Приезжал к нам летом и наш двоюродный брат, Юрий Рауш фон Траубенберг. Родители его развелись, и Юрий проводил время то в Варшаве, где отец его был генерал-губернатором, то на скучнейших водах, куда его мать, моя тетя Нина, отправлялась в поисках удовольствий и ради излечения от трудноопределимых болезней. Охотник до земных радостей, скандально непринужденный со слугами, нимало не удрученный отсутствием родительского внимания, бывший четырьмя годами старше меня, Юрий дружил с Володей, не со мной. И все же я благоговел перед этим красивым, долговязым нарушителем всяческих правил. Он и Володя часами пропадали в парке, разыгрывая там проработанные до мельчайших деталей истории из жизни ковбоев и апачей, которые они извлекали частью из дешевых сенсационных журнальчиков, проглатываемых ими целиком, а частью из собственного не менее сенсационного воображения.
Лишь в редких случаях принимал я участие в их забавах, и самый для меня памятный пришелся на лето 1910 года, когда они обратились ко мне с интригующим предложением: не соглашусь ли я сыграть в их приключениях роль прекрасной девицы? Уговорить меня труда не составило, и вскоре я, закутанный в шаль, оказался привязанным к стволу дерева, вокруг которого они скакали, издавая безумные индейские вопли, а затем остался один, поскольку сложная интрига игры увлекла их в какое-то другое место. Время от времени я видел, как они, засев в кустах, палят друг в друга из духовых ружей. Меня, привязанного к дереву, посетила неприятная мысль, что они могли обо мне и забыть, но в конце концов друзья возвратились — уже не похитителями, но освободителями — и принялись, ликуя, отвязывать меня, при этом Юрий, а вернее сказать, отважный мустангер Морис клялся мне, прекрасной Луизе Пойндекстер, в верности. Как-то под вечер он, слишком уж перевоплотившись в своего героя, дошел до того, что поцеловал меня в губы, — к вящему неудовольствию Володи и моему замешательству. После этого очаровательного эпизода меня к участию в их играх больше не приглашали.
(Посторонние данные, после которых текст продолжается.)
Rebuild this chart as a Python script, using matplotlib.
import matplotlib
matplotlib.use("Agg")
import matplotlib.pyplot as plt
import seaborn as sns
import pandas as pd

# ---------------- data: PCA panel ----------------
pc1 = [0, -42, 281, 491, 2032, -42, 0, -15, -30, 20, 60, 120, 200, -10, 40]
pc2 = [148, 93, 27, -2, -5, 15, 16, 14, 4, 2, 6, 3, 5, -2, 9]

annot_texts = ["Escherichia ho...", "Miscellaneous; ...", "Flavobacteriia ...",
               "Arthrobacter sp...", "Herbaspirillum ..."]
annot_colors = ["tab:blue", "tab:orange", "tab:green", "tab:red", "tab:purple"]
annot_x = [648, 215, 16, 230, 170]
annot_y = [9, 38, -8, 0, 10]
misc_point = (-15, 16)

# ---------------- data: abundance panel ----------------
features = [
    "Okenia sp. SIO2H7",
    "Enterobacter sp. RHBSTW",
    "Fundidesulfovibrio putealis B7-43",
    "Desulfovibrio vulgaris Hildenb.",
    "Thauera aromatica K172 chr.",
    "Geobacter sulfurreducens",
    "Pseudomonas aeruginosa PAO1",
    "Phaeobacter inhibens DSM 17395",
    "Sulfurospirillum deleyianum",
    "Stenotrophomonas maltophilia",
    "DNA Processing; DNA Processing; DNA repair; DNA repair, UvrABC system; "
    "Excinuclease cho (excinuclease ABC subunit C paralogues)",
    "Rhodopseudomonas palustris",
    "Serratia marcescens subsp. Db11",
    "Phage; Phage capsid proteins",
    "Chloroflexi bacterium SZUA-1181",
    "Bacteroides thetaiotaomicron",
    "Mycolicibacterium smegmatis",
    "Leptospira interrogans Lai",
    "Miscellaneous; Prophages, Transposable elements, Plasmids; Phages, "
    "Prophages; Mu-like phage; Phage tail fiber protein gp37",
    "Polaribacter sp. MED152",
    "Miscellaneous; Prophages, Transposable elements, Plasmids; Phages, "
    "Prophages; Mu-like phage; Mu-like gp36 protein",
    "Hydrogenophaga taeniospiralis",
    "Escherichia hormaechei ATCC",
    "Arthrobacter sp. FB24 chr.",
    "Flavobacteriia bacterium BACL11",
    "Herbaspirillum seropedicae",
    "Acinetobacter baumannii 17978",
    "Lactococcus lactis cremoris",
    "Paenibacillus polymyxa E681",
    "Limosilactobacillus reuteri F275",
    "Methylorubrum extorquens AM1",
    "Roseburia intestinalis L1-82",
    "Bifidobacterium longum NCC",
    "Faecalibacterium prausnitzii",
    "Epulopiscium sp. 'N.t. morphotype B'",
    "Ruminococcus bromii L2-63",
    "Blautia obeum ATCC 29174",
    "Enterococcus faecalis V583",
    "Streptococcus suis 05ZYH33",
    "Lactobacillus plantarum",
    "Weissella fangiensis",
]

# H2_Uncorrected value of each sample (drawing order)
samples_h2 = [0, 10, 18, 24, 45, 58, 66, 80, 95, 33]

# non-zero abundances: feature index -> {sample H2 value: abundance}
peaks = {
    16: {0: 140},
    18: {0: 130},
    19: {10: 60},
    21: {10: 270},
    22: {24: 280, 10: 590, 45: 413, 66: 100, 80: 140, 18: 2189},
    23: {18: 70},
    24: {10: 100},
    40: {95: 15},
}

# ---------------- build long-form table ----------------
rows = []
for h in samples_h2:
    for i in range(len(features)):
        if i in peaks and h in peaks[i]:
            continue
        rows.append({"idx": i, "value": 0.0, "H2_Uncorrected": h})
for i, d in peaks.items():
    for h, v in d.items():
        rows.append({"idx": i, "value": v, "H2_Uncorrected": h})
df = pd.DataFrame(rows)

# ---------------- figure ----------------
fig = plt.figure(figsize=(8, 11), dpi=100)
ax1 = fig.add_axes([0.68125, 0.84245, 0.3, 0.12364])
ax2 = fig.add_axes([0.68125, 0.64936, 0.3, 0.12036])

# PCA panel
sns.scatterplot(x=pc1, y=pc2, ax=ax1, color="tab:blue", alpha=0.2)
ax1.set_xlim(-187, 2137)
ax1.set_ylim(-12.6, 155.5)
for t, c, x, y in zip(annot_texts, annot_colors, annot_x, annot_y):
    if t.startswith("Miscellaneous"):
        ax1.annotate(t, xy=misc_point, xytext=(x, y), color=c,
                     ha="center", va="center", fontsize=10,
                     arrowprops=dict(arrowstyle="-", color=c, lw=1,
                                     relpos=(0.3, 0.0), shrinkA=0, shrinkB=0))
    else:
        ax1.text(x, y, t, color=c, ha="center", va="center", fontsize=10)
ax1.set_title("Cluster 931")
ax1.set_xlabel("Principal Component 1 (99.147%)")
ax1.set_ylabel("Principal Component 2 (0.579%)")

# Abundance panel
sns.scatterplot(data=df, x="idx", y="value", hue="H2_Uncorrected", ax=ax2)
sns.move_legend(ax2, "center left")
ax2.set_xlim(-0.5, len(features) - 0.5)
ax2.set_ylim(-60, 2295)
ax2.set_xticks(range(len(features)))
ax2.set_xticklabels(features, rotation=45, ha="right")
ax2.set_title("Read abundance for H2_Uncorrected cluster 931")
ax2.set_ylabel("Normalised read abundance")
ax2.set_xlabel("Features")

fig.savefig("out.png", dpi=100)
В результате я и думать забыл о Юрии Рауше — до одного августовского вечера 1913 года. Между моей матерью и бабушкой Набоковой разыгралась ужасная ссора.
Главного нашего повара поймали на краже и решили уволить. Бабушка гневно противилась этому: повар провел в семье больше десятка лет, дети его страдают от разнообразных болезней, никто во всей округе и вполовину так хорошо, как он, готовить не умеет. Я взял книгу и ушел подальше от шума, на берег мирно вившейся по нашей земле Оредежи, решив углубиться в обстоятельства бурной дружбы Копперфильда и Стирфорта. Вот при их ссорах поприсутствовать стоило!